The vast majority of the parables Jesus told arrive somewhere – that is, they have an ending, we know how they turn out. We know what results from the good seed being sowed on various soils. We know the outcome for each of the 10 virgins. The treasure in the field and the precious pearl are found and obtained. The parables pack a punch precisely because of how they end.

But there are a few of his parables that are left unresolved. He doesn’t say how they end.

One of these is the barren fig tree in the middle of a vineyard, recorded in Luke 13:6-9. The landowner finds no fruit for three years running, and orders the vinedresser to chop it down. The vinedresser asks to give the tree one more year, with some extra attention to fertilizing, and see if that results in fruit. And that’s it. We don’t know if it worked!

Another one is the parable we usually call the Prodigal Son, in Luke 15:11-32. As you know, Luke 15 has three “parables of the lost”—the lost sheep, the lost coin, and the lost son. But it’s often pointed out that there are really two lost sons. We know the ending for the “prodigal”: he repents and is enthusiastically welcomed back home. The older son, though, resents this welcome given to his unworthy brother and in his bitterness he refuses to go in. He is “lost” in an entirely different way. The father reaches out to his older son, trying to get him to come back in—and there it ends. In spite of this being one of longest parables Jesus told, it’s left unresolved; we don’t know if the older son repents or not.

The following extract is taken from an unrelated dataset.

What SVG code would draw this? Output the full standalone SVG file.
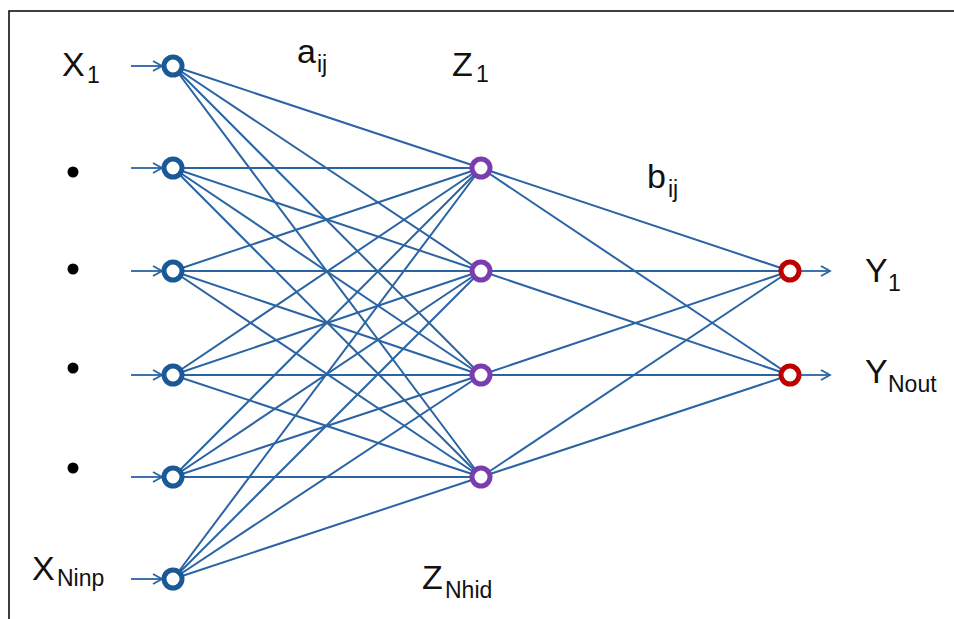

If the impact of most parables is in how they end, then it’s likely the impact of these two is also in how they end. The fig tree is Israel, as is often pointed out here and elsewhere. They weren’t producing the fruit God wanted from His people. The vinedresser, Jesus, offers to put everything he’s got into the final year. Will Israel change? In the other one, the “prodigal” clearly represents those deemed “sinners” (correctly, actually) by the religious leadership. They are welcomed when they repent. Will these leaders see how wonderful it is for people to repent and come back home, or will they stick stubbornly to their view that such sinners can never find welcome?

The answers aren’t given. The reason, I think, is that he’s leaving it up to the hearers. Jesus is saying, “I’m telling you the situation. It’s up to you to finish the story. You have a serious choice to make. So, what will you do?” The point of these parables is presenting the choice, and leaving it to them.

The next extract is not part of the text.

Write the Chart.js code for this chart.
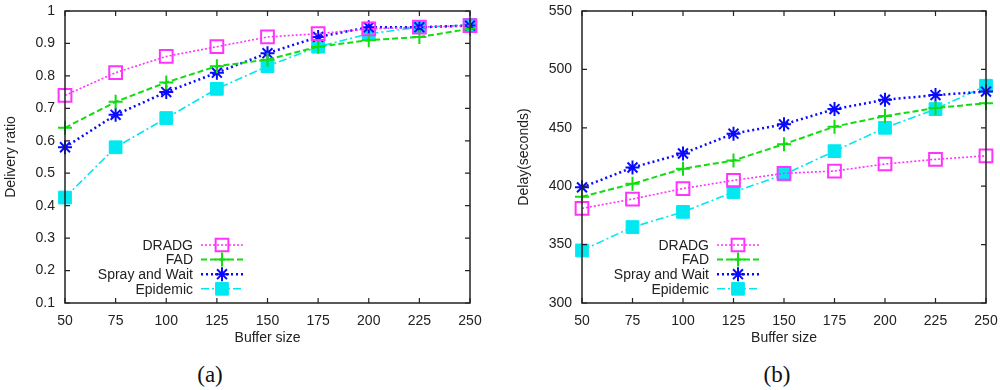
<!DOCTYPE html>
<html>
<head>
<meta charset="utf-8">
<script src="https://cdn.jsdelivr.net/npm/chart.js@4/dist/chart.umd.min.js"></script>
<style>
    html, body { margin: 0; padding: 0; background: #fff; }
    #wrap { position: relative; width: 1000px; height: 390px; overflow: hidden; }
    .box { position: absolute; top: 0; height: 350px; }
    .cap { position: absolute; top: 362px; font-family: 'Liberation Serif', 'Times New Roman', serif; font-size: 23px; color: #111; transform: translateX(-50%); }
</style>
</head>
<body>
<div id="wrap">
    <div class="box" style="left:0; width:490px;"><canvas id="ratioChart"></canvas></div>
    <div class="box" style="left:500px; width:500px;"><canvas id="delayChart"></canvas></div>
    <div class="cap" style="left:210px;">(a)</div>
    <div class="cap" style="left:777px;">(b)</div>
</div>
<script>
// x axis
const bufferSizes = ['50', '75', '100', '125', '150', '175', '200', '225', '250'];
const seriesNames = ['DRADG', 'FAD', 'Spray and Wait', 'Epidemic'];

// (a) delivery ratio
const dradgRatio    = [0.74, 0.81, 0.86, 0.89, 0.92, 0.93, 0.945, 0.95, 0.955];
const fadRatio      = [0.64, 0.72, 0.78, 0.83, 0.85, 0.89, 0.91, 0.92, 0.945];
const sprayRatio    = [0.58, 0.68, 0.75, 0.81, 0.87, 0.92, 0.95, 0.95, 0.955];
const epidemicRatio = [0.425, 0.58, 0.67, 0.76, 0.83, 0.89, 0.93, 0.95, 0.957];

// (b) delay in seconds
const dradgDelay    = [381, 389, 398, 405, 411, 413, 419, 423, 426];
const fadDelay      = [391, 402, 415, 422, 436, 451, 460, 467, 471];
const sprayDelay    = [399, 416, 428, 445, 453, 466, 474, 478, 481];
const epidemicDelay = [345, 365, 378, 395, 410, 430, 450, 466, 486];

const fontFamily = "'Liberation Sans', Arial, sans-serif";
Chart.defaults.font.family = fontFamily;
Chart.defaults.color = '#222';

const seriesStyles = [
    { color: '#ff33ff', dash: [2, 2], width: 1.6, point: 'rect', radius: 9, fill: 'rgba(0,0,0,0)', pw: 2 },
    { color: '#11dd11', dash: [6, 3], width: 2, point: 'cross', radius: 7, fill: '#11dd11', pw: 2 },
    { color: '#0a0aff', dash: [2, 3], width: 2.5, point: 'star', radius: 7, fill: '#0a0aff', pw: 2 },
    { color: '#00e8f0', dash: [8, 3, 2, 3], width: 1.6, point: 'rect', radius: 9, fill: '#00e8f0', pw: 1 }
];

function makeDatasets(valueLists) {
    return valueLists.map((vals, i) => {
        const s = seriesStyles[i];
        return {
            label: seriesNames[i],
            data: vals,
            borderColor: s.color,
            borderWidth: s.width,
            borderDash: s.dash,
            backgroundColor: s.fill,
            pointStyle: s.point,
            pointRadius: s.radius,
            pointBorderColor: s.color,
            pointBackgroundColor: s.fill,
            pointBorderWidth: s.pw,
            tension: 0,
            fill: false,
            clip: false
        };
    });
}

// gnuplot-like frame with inward ticks on all four sides
const framePlugin = {
    id: 'frame',
    afterDraw(chart) {
        const { ctx, chartArea: a, scales } = chart;
        const tick = 5;
        ctx.save();
        ctx.strokeStyle = '#222';
        ctx.lineWidth = 1.5;
        ctx.strokeRect(a.left, a.top, a.right - a.left, a.bottom - a.top);
        ctx.lineWidth = 1.2;
        ctx.beginPath();
        scales.x.ticks.forEach((t, i) => {
            const x = scales.x.getPixelForTick(i);
            ctx.moveTo(x, a.bottom); ctx.lineTo(x, a.bottom - tick);
            ctx.moveTo(x, a.top); ctx.lineTo(x, a.top + tick);
        });
        scales.y.ticks.forEach((t, i) => {
            const y = scales.y.getPixelForTick(i);
            ctx.moveTo(a.left, y); ctx.lineTo(a.left + tick, y);
            ctx.moveTo(a.right, y); ctx.lineTo(a.right - tick, y);
        });
        ctx.stroke();
        ctx.restore();
    }
};

// legend inside plot: right-aligned text, then line sample with marker
const innerLegend = {
    id: 'innerLegend',
    afterDatasetsDraw(chart, args, opts) {
        const { ctx } = chart;
        ctx.save();
        ctx.font = '14px ' + fontFamily;
        ctx.textAlign = 'right';
        ctx.textBaseline = 'middle';
        chart.data.datasets.forEach((ds, i) => {
            const y = opts.y + i * 14.6;
            ctx.fillStyle = '#222';
            ctx.fillText(ds.label, opts.x, y + 1);
            ctx.strokeStyle = ds.borderColor;
            ctx.lineWidth = ds.borderWidth;
            ctx.setLineDash(ds.borderDash);
            ctx.beginPath();
            ctx.moveTo(opts.x + 8, y);
            ctx.lineTo(opts.x + 50, y);
            ctx.stroke();
            ctx.setLineDash([]);
            ctx.fillStyle = ds.pointBackgroundColor;
            ctx.strokeStyle = ds.pointBorderColor;
            ctx.lineWidth = ds.pointBorderWidth;
            Chart.helpers.drawPoint(ctx, {
                pointStyle: ds.pointStyle,
                radius: ds.pointRadius,
                rotation: 0,
                borderWidth: ds.pointBorderWidth
            }, opts.x + 29, y);
        });
        ctx.restore();
    }
};

function buildChart(id, valueLists, yOpts, axisWidth, rightPad, titlePad, legendX) {
    return new Chart(document.getElementById(id), {
        type: 'line',
        data: { labels: bufferSizes, datasets: makeDatasets(valueLists) },
        options: {
            responsive: true,
            maintainAspectRatio: false,
            animation: false,
            layout: { padding: { top: 5, right: rightPad, left: 0, bottom: 0 } },
            plugins: {
                legend: { display: false },
                tooltip: { enabled: false },
                innerLegend: { x: legendX, y: 245 }
            },
            scales: {
                x: {
                    offset: false,
                    grid: { display: false },
                    border: { display: false },
                    ticks: { padding: 2, maxRotation: 0, autoSkip: false, font: { size: 14 }, color: '#222' },
                    title: { display: true, text: 'Buffer size', font: { size: 14 }, color: '#222', padding: { top: 3, bottom: 3 } },
                    afterFit(scale) { scale.height = 47; }
                },
                y: {
                    min: yOpts.min,
                    max: yOpts.max,
                    grid: { display: false },
                    border: { display: false },
                    ticks: {
                        stepSize: yOpts.step, padding: 2, font: { size: 14 }, color: '#222',
                        callback: (v) => String(Number(v.toFixed(1)))
                    },
                    title: { display: true, text: yOpts.title, font: { size: 14 }, color: '#222', padding: { top: titlePad, bottom: 0 } },
                    afterFit(scale) { scale.width = axisWidth; }
                }
            }
        },
        plugins: [framePlugin, innerLegend]
    });
}

buildChart('ratioChart', [dradgRatio, fadRatio, sprayRatio, epidemicRatio],
    { min: 0.1, max: 1, step: 0.1, title: 'Delivery ratio' }, 65, 20, 3, 193);

buildChart('delayChart', [dradgDelay, fadDelay, sprayDelay, epidemicDelay],
    { min: 300, max: 550, step: 50, title: 'Delay(seconds)' }, 82, 14, 16, 209);
</script>
</body>
</html>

These parables had direct application to Jesus’s immediate hearers, but if that’s all, there would be no need to preserve them for us to read. They are here because there’s something in them for us, too. Jesus is telling us that we have a choice to make. He’s putting in the effort to fertilize us—but it’s the tree that either bears the kind of fruit God wants, or just puts out showy leaves in an appearance of health. The older son, likewise, has an appearance of faithfulness to his father, but when we last see him he does not (yet) share his father’s mercy and love.

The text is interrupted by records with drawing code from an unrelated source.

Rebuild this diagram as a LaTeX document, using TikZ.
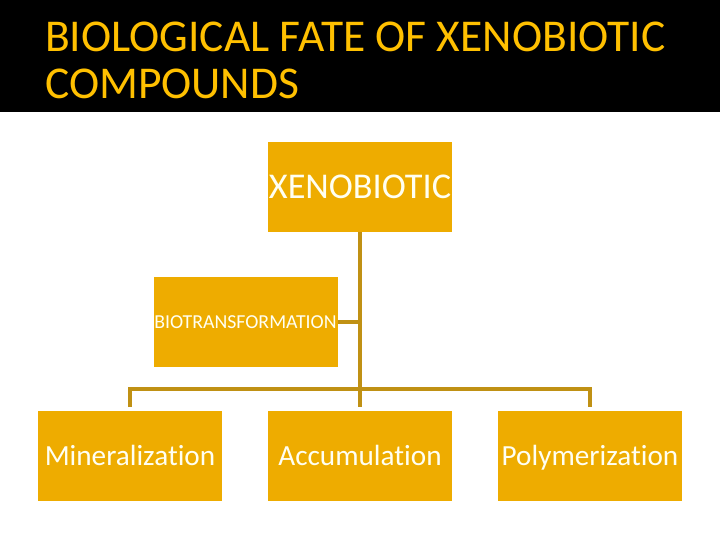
\documentclass[tikz,border=0pt]{standalone}
\usepackage{fontspec}
\setmainfont{Carlito}[Ligatures={NoCommon}]
\definecolor{titlecol}{RGB}{255,192,0}
\definecolor{boxcol}{RGB}{238,172,0}
\definecolor{linecol}{RGB}{192,145,20}
\definecolor{boxtext}{RGB}{255,255,242}
\tikzset{
  fatebox/.style={fill=boxcol, text=boxtext, minimum width=184pt, minimum height=90pt, inner sep=0pt, outer sep=0pt, text depth=0pt},
  conn/.style={draw=linecol, line width=4pt},
}
\begin{document}
\begin{tikzpicture}[x=1pt,y=-1pt]
\useasboundingbox (0,0) rectangle (720,540);
\fill[black] (0,0) rectangle (720,112);
\node[anchor=base west, text=titlecol, inner sep=0pt, font=\fontsize{45.5}{48}\selectfont] (t1) at (45,52) {BIOLOGICAL FATE OF XENOBIOTIC};
\node[anchor=base west, text=titlecol, inner sep=0pt, font=\fontsize{45.5}{48}\selectfont] (t2) at (45,99) {COMPOUNDS};
\node[fatebox, text height=23.4pt, font=\fontsize{36.3}{40}\selectfont] (xeno) at (360,187) {XENOBIOTIC};
\node[fatebox, text height=12.75pt, font=\fontsize{19.8}{22}\selectfont] (biot) at (245.5,322) {BIOTRANSFORMATION};
\node[fatebox, text height=18.8pt, font=\fontsize{29.2}{32}\selectfont] (mine) at (130,456) {Mineralization};
\node[fatebox, text height=18.8pt, font=\fontsize{29.2}{32}\selectfont] (accu) at (360,456) {Accumulation};
\node[fatebox, text height=18.8pt, font=\fontsize{29.2}{32}\selectfont] (poly) at (590,456) {Polymerization};
\coordinate (bus) at (360,389);
\draw[conn, shorten >=4pt] (xeno.south) -- (accu.north);
\draw[conn] (biot.east) -- (biot.east -| xeno.south);
\draw[conn, shorten <=4pt, shorten >=4pt, line join=miter] (mine.north) -- (mine.north |- bus) -- (poly.north |- bus) -- (poly.north);
\end{tikzpicture}
\end{document}
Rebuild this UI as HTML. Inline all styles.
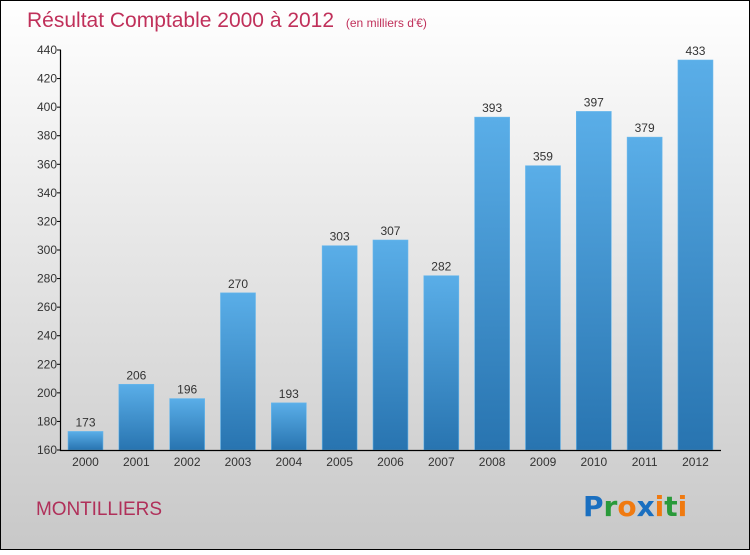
<!DOCTYPE html>
<html><head><meta charset="utf-8"><style>
body{margin:0}
#c{width:750px;height:550px;position:relative;font-family:"Liberation Sans",sans-serif}
</style></head><body>
<div id="c">
<svg width="750" height="550" xmlns="http://www.w3.org/2000/svg" id="s">
<defs>
<linearGradient id="bg" x1="0" y1="0" x2="0" y2="1"><stop offset="0" stop-color="#ffffff"/><stop offset="1" stop-color="#c8c8c8"/></linearGradient>
<linearGradient id="bar" x1="0" y1="0" x2="0" y2="1"><stop offset="0" stop-color="#5aaee8"/><stop offset="1" stop-color="#2874b0"/></linearGradient>
</defs>
<rect x="0.5" y="0.5" width="749" height="549" fill="url(#bg)" stroke="#000"/>
<text x="27" y="27" font-size="21" fill="#c0305a">Résultat Comptable 2000 à 2012 <tspan font-size="12" dx="6">(en milliers d'€)</tspan></text>
<g id="plot"></g>
<text x="36" y="515" font-size="19" fill="#b0305a" textLength="126">MONTILLIERS</text>
<g font-size="28" font-weight="bold" font-family="'DejaVu Sans',sans-serif">
<text x="583" y="516"><tspan fill="#1a6fc0">P</tspan><tspan fill="#2a9a3a">r</tspan><tspan fill="#f07a10">o</tspan><tspan fill="#1a6fc0">x</tspan><tspan fill="#f07a10">i</tspan><tspan fill="#2a9a3a">t</tspan><tspan fill="#f07a10">i</tspan></text>
</g>
</svg>
<script>
const years=["2000","2001","2002","2003","2004","2005","2006","2007","2008","2009","2010","2011","2012"];
const values=[173,206,196,270,193,303,307,282,393,359,397,379,433];
const ticks=[160,180,200,220,240,260,280,300,320,340,360,380,400,420,440];
const NS="http://www.w3.org/2000/svg";
const g=document.getElementById('plot');
const y=v=>450-(v-160)*400/280;
const x=i=>85.5+i*50.83;
function mk(t,a,txt){const e=document.createElementNS(NS,t);for(const k in a)e.setAttribute(k,a[k]);if(txt!==undefined)e.textContent=txt;g.appendChild(e);return e;}
values.forEach((v,i)=>{
 const r=mk('rect',{x:x(i)-17.5,y:y(v),width:35,height:450-y(v),fill:'url(#bar)',stroke:'#6ab8ec','stroke-width':0.6});
 
 
 const l=mk('text',{x:x(i),y:y(v)-5,'font-size':12,fill:'#333','text-anchor':'middle'},String(v));
 
 
 const xl=mk('text',{x:x(i),y:466,'font-size':12,fill:'#333','text-anchor':'middle'},years[i]);
 
 
});
ticks.forEach(t=>{
 mk('line',{x1:57,x2:61,y1:y(t),y2:y(t),stroke:'#000'});
 const tl=mk('text',{x:57,y:y(t)+4,'font-size':12,fill:'#333','text-anchor':'end'},String(t));
 
 
});
const ya=mk('line',{x1:60.5,x2:60.5,y1:y(440),y2:451,stroke:'#000','stroke-width':1.2});


const xa=mk('line',{x1:60,x2:721,y1:450.5,y2:450.5,stroke:'#000','stroke-width':1.2});


</script>
</div>
</body></html>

All the parables, of course, are intended to make us look at ourselves. Am I using or hiding the talent entrusted to me? Am I a sheep or a goat? These two parables put the focus even more strongly on us. Jesus says to me, “You have a serious choice to make.” The choices aren’t simple one-time things. There is a pattern of the tree’s unfruitfulness; a profound change in the whole life of the tree is needed. A profound change is needed in the older son’s view of what it means to be the father’s son.

As always, Jesus uses these parables to probe deeply into each of us, but the resolution isn’t for him to say. That’s on me.